A LITTLE VISIT TO USM PENANG
Assalamualaikum and salam sejahtera.. p/s : malam ni saya nak update entry dengan berspeaking London okay.. halal.. hehehe
Ehem3.. so as mention is the title.. sort of title.. today I went on a little trip to Penang, mainly as I went there to represent our university, Universiti Teknologi MARA to this convention called, Karnival Kerjaya.. which I sort of quit a lose for us as a second year student. Why? Well, as far by the name, it is a convention in search for new recruits.. and in order to be recruited, you need to graduated first.. and all of us are undergraduate. So it’s a lose. As we approach each booth and as we mention that we’re only a 2nd year student, they began to explain things lazily to us. Anyway around, at least they did explain things right. Then we went to Suntech building, for which at first we thought was a complete waste of time. We were the last batch of the group, and then I am very glad to be there. Sort of a new light is shone into my life. I feel like a new hope is breath into me. Yeah, the program in the suntech building was for those whose interested in further study overseas, and they offer free group consultation with the representatives from involved universities.
We were told of how things work out there, how to apply, scholarship and stuff, yeah.. basic things and yet full of information. Give you sort of an idea to plan your future. I even get cheered by Ester, one of the girls there who apparently very supportive of me taking masters in psychology. Wow.. Thinking of it already chills me off.

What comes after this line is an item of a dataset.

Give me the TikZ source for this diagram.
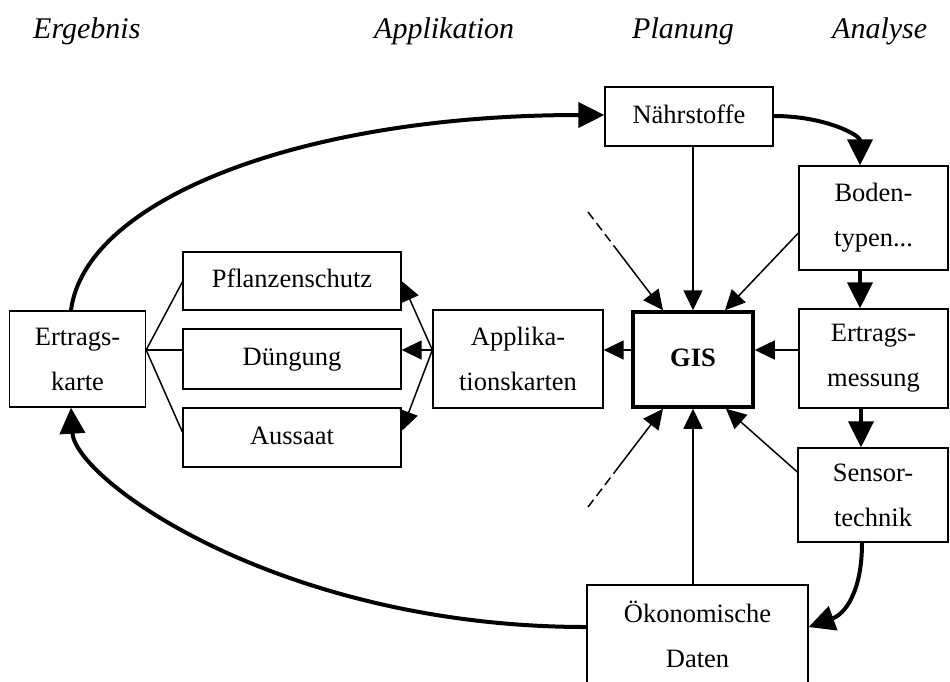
\documentclass[tikz,border=0pt]{standalone}
\usepackage{fontspec}
\setmainfont{Liberation Serif}
\usetikzlibrary{arrows.meta,calc}
\begin{document}
\begin{tikzpicture}[x=1pt,y=-1pt,
  box/.style={draw, line width=1.3pt, inner sep=0pt, align=center,
    font=\fontsize{26.5}{45}\selectfont},
  onebox/.style={box, text height=19pt, text depth=6pt},
  plain/.style={inner sep=0pt, align=center, font=\fontsize{26.5}{45}\selectfont},
  thinline/.style={line width=1.5pt},
  thinarrow/.style={thinline, -{Triangle[length=20pt,width=19pt]}},
  bigarrow/.style={line width=4pt, -{Triangle[length=26pt,width=25pt]}},
  heading/.style={anchor=base west, inner sep=0pt,
    font=\fontsize{30}{36}\selectfont\itshape},
]
\useasboundingbox (0,0) rectangle (950,681);
\clip (0,0) rectangle (950,681);

% column headings
\node[heading] (hErg)  at (33,38)  {Ergebnis};
\node[heading] (hApp)  at (374,38) {Applikation};
\node[heading] (hPlan) at (632,38) {Planung};
\node[heading] (hAna)  at (832,38) {Analyse};

% boxes
\node[onebox, minimum width=168, minimum height=59] (naehr) at (689,116.5) {Nährstoffe};
\node[box, minimum width=149, minimum height=104] (boden) at (873.5,218) {Boden-\\typen...};
\node[box, minimum width=149, minimum height=99] (ertm) at (873.5,358.5) {Ertrags-\\messung};
\node[box, minimum width=150, minimum height=94] (sensor) at (873,495) {Sensor-\\technik};
\node[draw, line width=1.3pt, inner sep=0pt, minimum width=221, minimum height=130] (oek) at (697.5,650) {};
\node[plain] (oektext) at (697.5,634) {Ökonomische\\Daten};
\node[onebox, line width=3.5pt, minimum width=120, minimum height=95, font=\fontsize{26.5}{45}\selectfont\bfseries] (gis) at (693,359.5) {GIS};
\node[box, minimum width=170, minimum height=98] (appl) at (518,359) {Applika-\\tionskarten};
\node[onebox, minimum width=218, minimum height=58] (pfl) at (292,281) {Pflanzenschutz};
\node[onebox, minimum width=218, minimum height=60] (dung) at (292,359) {Düngung};
\node[onebox, minimum width=218, minimum height=59] (auss) at (292,437.5) {Aussaat};
\node[box, minimum width=136, minimum height=96] (ertk) at (77.5,359) {Ertrags-\\karte};

% open ends of the dashed feeds
\coordinate (dashA) at (588,212);
\coordinate (dashB) at (588,507);
\coordinate (gisNW) at (gis.north -| 663,0);
\coordinate (gisSW) at (gis.south -| 663,0);

% the cycle
\draw[bigarrow] (ertk.north -| 71,0) .. controls (85,200) and (300,115) .. (naehr.west |- 0,115);
\draw[bigarrow] (naehr.east |- 0,116) .. controls (825,116) and (860,135) .. (boden.north -| 860,0);
\draw[bigarrow] (boden.south -| 860,0) -- (ertm.north -| 860,0);
\draw[bigarrow] (ertm.south -| 861,0) -- (sensor.north -| 861,0);
\draw[bigarrow] (sensor.south -| 862,0) .. controls (862,592) and (845,614) .. (oek.east |- 0,627);
\draw[bigarrow] (oek.west |- 0,627) .. controls (280,627) and (75,480) .. (ertk.south -| 71,0);

% inputs to GIS
\draw[thinarrow] (naehr.south -| 693,0) -- (gis.north -| 693,0);
\draw[thinarrow] (boden.west |- 0,233) -- (gis.north -| 725,0);
\draw[thinline, dash pattern=on 9pt off 5pt] (dashA) -- ($(dashA)!0.36!(gisNW)$);
\draw[thinarrow] ($(dashA)!0.36!(gisNW)$) -- (gisNW);
\draw[thinarrow] (ertm.west |- 0,350) -- (gis.east |- 0,350);
\draw[thinarrow] (sensor.west |- 0,472) -- (gis.south -| 726,0);
\draw[thinarrow] (oek.north -| 693,0) -- (gis.south -| 693,0);
\draw[thinline, dash pattern=on 9pt off 5pt] (dashB) -- ($(dashB)!0.36!(gisSW)$);
\draw[thinarrow] ($(dashB)!0.36!(gisSW)$) -- (gisSW);

% outputs
\draw[thinarrow] (gis.west |- 0,350) -- (appl.east |- 0,350);
\draw[thinarrow] (appl.west |- 0,350) -- (pfl.east |- 0,281);
\draw[thinarrow] (appl.west |- 0,350) -- (dung.east |- 0,350);
\draw[thinarrow] (appl.west |- 0,350) -- (auss.east |- 0,431);

% yield map links
\draw[thinline] (ertk.east |- 0,350) -- (pfl.west |- 0,282);
\draw[thinline] (ertk.east |- 0,350) -- (dung.west |- 0,350);
\draw[thinline] (ertk.east |- 0,350) -- (auss.west |- 0,432);
\end{tikzpicture}
\end{document}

Anyway, that’s not really my point. What I’m trying to blog is.. being there.. able to be there.. Participate.. and sees things with my eyes.. I think I see which path I am choosing. I can see who am I 10 years from now and I can see exactly what I wanted. I don’t know if the motivation would last long enough for me to survive the whole semester and improved my grades, but I pray to God a lot that He would listen to me. Hear my heart and grand me this one wish. After all this struggling, I really think I know what I want now. And to get what I want, I must achieve few things first.
If you really want something, you don’t asked for it.. You demand it.
Yet, I am just a mortal which have no power to demand things from my God the Al-mighty. But I know He always listens. And he knew what I think of it now. He knows what’s best for me yet He knows how much I wanted this. I have made up my mind; and I hope it would be His turn to change His, and let luck accordance my will. Insyaallah.
P/s : terima kasih tak terhingga kepada Wan Nur Aisha binti Mahd Rashid and Wan Mohamad Nadzri bin Wan Hasan..sebab sudi meluangkan sedikit masa untuk bertemu dengan saya. Yie sampai tak perasan dah terpakai selipar toilet sebab takut tak sempat nak jumpa. Cha plak jalan kaki tetengah panas semata2 nak dating jumpa.. dah tu siap belanja ice cream mahal lagi.. * faaaaaaaaaaaa* ahaks~ thanks anyway.. really appreciate effort you guys.. that’s lift up my mood for the whole week before Aidiladha break.. J
p/s II : I know, simple entry.. not much details.. hehehe.. nanti I rajin I update lg yer.. cerita detail untuk hari ni.. but now.. I’m extra sleepy.. got to wake up early tomorrow to finished lab report.. *faaaaaaaaaaaaaaa* hahaha. Okay?